Rows from a dataset of charts and code:
= = = = =
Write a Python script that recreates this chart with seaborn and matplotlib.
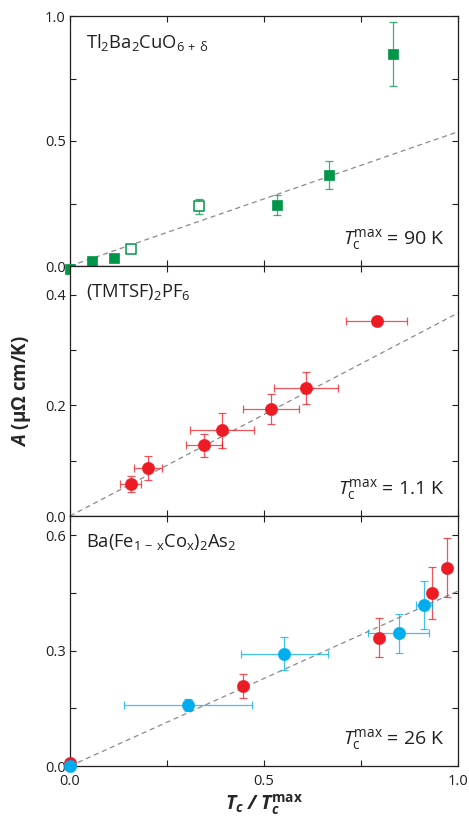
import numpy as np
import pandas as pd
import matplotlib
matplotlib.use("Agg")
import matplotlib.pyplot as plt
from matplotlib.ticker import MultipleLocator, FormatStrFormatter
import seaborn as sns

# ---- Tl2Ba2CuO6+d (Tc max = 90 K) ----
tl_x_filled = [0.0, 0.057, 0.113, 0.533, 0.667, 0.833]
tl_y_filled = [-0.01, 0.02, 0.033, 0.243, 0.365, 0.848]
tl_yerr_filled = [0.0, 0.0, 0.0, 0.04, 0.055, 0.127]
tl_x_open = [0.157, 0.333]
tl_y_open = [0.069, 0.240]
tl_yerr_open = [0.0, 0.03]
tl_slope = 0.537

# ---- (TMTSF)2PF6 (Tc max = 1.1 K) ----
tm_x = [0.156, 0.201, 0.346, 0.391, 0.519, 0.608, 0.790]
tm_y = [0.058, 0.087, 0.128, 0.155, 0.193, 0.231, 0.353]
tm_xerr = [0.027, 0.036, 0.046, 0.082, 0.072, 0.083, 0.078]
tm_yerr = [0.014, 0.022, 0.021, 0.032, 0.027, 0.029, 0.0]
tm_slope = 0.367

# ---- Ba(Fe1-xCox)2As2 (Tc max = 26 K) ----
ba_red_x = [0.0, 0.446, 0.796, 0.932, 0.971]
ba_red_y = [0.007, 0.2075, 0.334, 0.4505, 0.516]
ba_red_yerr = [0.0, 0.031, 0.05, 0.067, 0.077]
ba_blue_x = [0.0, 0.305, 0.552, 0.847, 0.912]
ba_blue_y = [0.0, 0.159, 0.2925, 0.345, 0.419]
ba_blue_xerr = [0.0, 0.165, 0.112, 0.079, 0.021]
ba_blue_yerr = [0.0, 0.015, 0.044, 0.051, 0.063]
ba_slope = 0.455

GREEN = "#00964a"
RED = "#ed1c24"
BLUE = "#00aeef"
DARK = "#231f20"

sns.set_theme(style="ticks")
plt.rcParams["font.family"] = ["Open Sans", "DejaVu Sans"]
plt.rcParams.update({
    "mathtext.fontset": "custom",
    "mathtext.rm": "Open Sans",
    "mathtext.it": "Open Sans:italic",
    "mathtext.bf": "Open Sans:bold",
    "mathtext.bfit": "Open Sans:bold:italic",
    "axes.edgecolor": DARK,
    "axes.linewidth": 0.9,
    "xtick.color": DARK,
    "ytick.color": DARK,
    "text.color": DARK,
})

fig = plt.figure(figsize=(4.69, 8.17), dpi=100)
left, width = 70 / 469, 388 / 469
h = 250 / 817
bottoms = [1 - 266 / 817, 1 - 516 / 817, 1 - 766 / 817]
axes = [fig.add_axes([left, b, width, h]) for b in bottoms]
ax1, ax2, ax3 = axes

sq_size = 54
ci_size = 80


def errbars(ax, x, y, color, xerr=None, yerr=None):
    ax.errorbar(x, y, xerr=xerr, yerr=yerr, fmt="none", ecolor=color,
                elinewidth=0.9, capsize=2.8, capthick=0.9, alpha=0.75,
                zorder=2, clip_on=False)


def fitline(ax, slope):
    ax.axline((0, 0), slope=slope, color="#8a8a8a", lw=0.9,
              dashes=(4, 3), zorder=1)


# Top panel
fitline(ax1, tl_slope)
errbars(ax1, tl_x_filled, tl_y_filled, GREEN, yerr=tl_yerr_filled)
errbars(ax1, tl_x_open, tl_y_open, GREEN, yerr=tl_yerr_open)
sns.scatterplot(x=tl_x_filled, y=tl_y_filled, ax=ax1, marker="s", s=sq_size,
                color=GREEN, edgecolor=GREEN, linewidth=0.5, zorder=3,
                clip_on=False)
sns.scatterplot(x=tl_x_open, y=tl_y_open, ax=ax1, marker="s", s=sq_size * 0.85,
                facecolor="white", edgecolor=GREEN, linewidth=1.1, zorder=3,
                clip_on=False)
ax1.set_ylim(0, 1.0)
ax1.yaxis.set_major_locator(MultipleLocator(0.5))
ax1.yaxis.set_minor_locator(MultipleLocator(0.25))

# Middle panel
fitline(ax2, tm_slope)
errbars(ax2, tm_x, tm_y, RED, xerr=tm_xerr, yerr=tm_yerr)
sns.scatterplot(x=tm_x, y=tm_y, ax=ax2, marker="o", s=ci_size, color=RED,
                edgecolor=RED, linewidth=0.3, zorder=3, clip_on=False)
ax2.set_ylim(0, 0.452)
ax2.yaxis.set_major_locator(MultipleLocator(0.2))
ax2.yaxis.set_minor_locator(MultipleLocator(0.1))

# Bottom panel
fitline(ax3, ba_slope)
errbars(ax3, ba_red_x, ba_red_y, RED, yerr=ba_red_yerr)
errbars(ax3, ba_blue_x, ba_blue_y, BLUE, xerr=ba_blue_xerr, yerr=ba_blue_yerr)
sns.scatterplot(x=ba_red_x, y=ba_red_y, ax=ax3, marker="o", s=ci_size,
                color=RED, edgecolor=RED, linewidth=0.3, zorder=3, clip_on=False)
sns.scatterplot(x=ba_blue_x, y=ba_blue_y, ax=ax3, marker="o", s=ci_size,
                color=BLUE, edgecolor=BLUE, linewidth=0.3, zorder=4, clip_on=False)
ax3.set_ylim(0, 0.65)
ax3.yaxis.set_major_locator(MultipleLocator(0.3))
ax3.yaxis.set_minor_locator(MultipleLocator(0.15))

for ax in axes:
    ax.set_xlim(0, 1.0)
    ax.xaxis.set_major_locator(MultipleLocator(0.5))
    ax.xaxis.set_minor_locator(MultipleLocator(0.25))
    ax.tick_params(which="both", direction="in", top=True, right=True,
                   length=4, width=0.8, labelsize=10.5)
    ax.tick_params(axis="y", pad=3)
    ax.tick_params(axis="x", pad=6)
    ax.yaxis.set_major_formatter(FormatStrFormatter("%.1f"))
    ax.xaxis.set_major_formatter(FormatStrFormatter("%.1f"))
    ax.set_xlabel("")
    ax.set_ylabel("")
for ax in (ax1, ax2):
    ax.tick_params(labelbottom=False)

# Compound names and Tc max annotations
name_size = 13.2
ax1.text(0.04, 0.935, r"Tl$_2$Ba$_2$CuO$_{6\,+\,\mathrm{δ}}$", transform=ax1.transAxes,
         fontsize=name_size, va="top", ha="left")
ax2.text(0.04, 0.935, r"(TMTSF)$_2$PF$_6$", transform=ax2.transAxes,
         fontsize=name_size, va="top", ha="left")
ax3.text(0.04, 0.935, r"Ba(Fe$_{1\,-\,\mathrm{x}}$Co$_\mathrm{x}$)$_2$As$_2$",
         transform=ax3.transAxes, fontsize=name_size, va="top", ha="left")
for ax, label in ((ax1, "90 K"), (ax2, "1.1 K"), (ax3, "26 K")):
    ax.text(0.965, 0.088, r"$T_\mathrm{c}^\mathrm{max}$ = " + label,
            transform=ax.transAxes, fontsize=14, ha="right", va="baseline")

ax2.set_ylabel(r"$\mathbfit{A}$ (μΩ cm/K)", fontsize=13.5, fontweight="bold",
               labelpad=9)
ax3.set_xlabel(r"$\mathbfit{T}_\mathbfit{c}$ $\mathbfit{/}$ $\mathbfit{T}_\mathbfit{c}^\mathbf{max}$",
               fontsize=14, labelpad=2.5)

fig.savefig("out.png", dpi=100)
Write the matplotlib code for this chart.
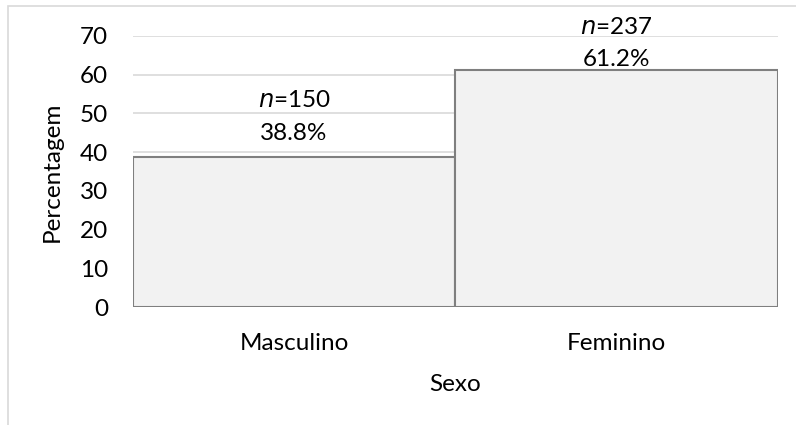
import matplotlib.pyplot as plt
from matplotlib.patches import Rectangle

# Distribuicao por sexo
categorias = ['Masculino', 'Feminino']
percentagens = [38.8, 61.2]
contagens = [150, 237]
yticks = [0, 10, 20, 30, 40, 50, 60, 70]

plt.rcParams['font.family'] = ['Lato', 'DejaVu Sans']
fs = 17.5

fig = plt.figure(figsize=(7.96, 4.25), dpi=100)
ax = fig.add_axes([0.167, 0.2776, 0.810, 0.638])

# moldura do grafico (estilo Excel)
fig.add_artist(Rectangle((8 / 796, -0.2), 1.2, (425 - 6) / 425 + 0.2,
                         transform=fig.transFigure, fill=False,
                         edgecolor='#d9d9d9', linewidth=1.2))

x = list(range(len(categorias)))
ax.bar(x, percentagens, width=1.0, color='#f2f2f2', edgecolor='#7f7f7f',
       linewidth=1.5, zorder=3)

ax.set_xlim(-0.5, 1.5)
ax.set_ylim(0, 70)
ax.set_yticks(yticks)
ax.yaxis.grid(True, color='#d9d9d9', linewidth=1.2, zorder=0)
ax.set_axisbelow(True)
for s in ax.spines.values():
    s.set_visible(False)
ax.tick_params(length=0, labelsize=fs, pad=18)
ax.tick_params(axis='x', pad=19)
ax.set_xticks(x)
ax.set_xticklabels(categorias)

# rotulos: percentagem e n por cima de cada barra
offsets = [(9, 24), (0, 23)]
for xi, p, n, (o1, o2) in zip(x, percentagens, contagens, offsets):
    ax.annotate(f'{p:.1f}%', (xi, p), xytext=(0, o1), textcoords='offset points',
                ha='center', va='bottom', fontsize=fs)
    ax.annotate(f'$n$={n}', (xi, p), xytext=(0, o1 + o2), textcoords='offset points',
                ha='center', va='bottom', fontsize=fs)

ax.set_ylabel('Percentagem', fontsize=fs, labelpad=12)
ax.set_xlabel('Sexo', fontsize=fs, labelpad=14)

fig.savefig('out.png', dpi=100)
= = = = =
Do this =
Beginning with the line above that contains "Write the matplotlib code for this chart." and finishing with the line that contains "ax.set_xticklabels(categorias)", print those lines exactly and only. Skip all pictures.

Result for this exercise =
Write the matplotlib code for this chart.
import matplotlib.pyplot as plt
from matplotlib.patches import Rectangle

# Distribuicao por sexo
categorias = ['Masculino', 'Feminino']
percentagens = [38.8, 61.2]
contagens = [150, 237]
yticks = [0, 10, 20, 30, 40, 50, 60, 70]

plt.rcParams['font.family'] = ['Lato', 'DejaVu Sans']
fs = 17.5

fig = plt.figure(figsize=(7.96, 4.25), dpi=100)
ax = fig.add_axes([0.167, 0.2776, 0.810, 0.638])

# moldura do grafico (estilo Excel)
fig.add_artist(Rectangle((8 / 796, -0.2), 1.2, (425 - 6) / 425 + 0.2,
                         transform=fig.transFigure, fill=False,
                         edgecolor='#d9d9d9', linewidth=1.2))

x = list(range(len(categorias)))
ax.bar(x, percentagens, width=1.0, color='#f2f2f2', edgecolor='#7f7f7f',
       linewidth=1.5, zorder=3)

ax.set_xlim(-0.5, 1.5)
ax.set_ylim(0, 70)
ax.set_yticks(yticks)
ax.yaxis.grid(True, color='#d9d9d9', linewidth=1.2, zorder=0)
ax.set_axisbelow(True)
for s in ax.spines.values():
    s.set_visible(False)
ax.tick_params(length=0, labelsize=fs, pad=18)
ax.tick_params(axis='x', pad=19)
ax.set_xticks(x)
ax.set_xticklabels(categorias)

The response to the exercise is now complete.